Porém, para quem está começando do zero, a recomendação é que elas apareçam só a partir de quatro semanas de treino no plano. Os iniciados precisam de uma adaptação na musculatura para suportar a sobrecarga sem problemas. A musculação é muito importante nessa fase inicial.
Com a musculatura mais fortalecida, na segunda metade do período de base e no período pré-competitivo, é possível começar a utilizar as rampas para o trabalho de força. Um estudo publicado no periódico científico americano “Journal of Biomechanics” comprovou que correr em subida em ritmo rápido resulta em maior “recrutamento de fibras musculares” nas pernas e no quadril do que correr em ritmo lento. Isso significa que o corredor passa a usar um número de fibras maior durante a atividade e isso melhora o seu desempenho.
A força explosiva melhora o rendimento, não só nas subidas como no plano, com mais eficiência das passadas e a manutenção de um ritmo forte com menor esforço.
Estratégias mentais
Outra vantagem em treinar na montanha é ganhar mais confiança no seu desempenho. É por isso que muitos corredores gostam daquelas subidas que a maioria prefere ignorar. As subidas são a superação, quando a experiência e a estratégia se tornam mais importantes. Para controlar a ansiedade de conquistar logo o topo, não se deve olhar para o final da subida.
Monte abaixo
Após subir, terá de descer. Embora se diga que todos os santos ajudam, não confie apenas neles para fazer a descida mas sim nos seus quadríceps, os músculos da perna responsáveis por absorver boa parte do impacto, que é muito maior nesse momento. Por isso mesmo, um ritmo intenso, além de maior risco de lesão, pode levar a uma fadiga localizada que será depois sentida.

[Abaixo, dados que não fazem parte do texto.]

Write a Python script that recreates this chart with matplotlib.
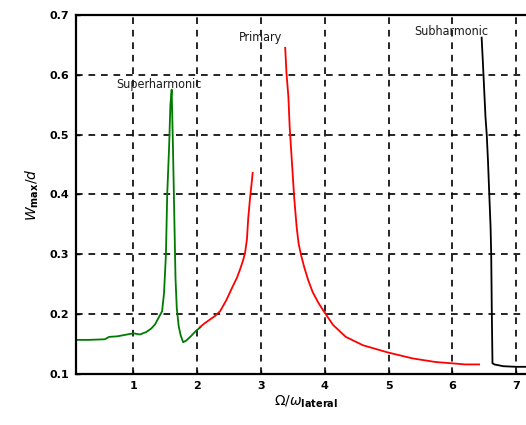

Portanto, descer a travar ou solto, vai depender da preparação de cada um. Os atletas profissionais descem soltos, em ritmo forte, para obter uma boa performance. Estão preparados para isso. Para os atletas populares, o melhor é controlarem a descida.
Cuidar da postura
Cuidar da postura também é importante para se proteger mais. Além de manter o tronco levemente inclinado para trás, para deslocar o centro da gravidade, os seus pés devem entrar em contacto com o chão logo abaixo do seu corpo, não à frente. Assim o impacto será mínimo. Um movimento menor dos braços também ajudará a encurtar a passada. Corra na ponta dos pés e suba com passos curtos.
Apesar de mais delicado, o treino em descidas é fundamental para aperfeiçoar a economia de energia durante a corrida.
Que marcha aplicar?
No momento de encarar as subidas durante a prova, reduzimos para a primeira ou mantemos o andamento? Pode afirmar-se que há duas estratégias de ritmo. Para quem está mais bem preparado, é possível reduzir pouco durante toda a elevação, mantendo um ritmo forte para recuperar no plano ou na descida que vem a seguir.
Já quem ainda não tem tanta perna e fôlego, deve poupar-se, principalmente na primeira metade da subida, para não chegar morto ao final. Deve-se correr de forma relaxada no início e tentar compensar essa diminuição de ritmo mais à frente, no plano, aumentando levemente a intensidade.
Nas subidas muito fortes, deve hidratar-se bem.
Agora que já conhece algumas formas para realizar o treino de força nas subidas e a sua saúde está em dia – pois as subidas vão exigir algo mais de si – vá adiante, pois as rampas esperam-no!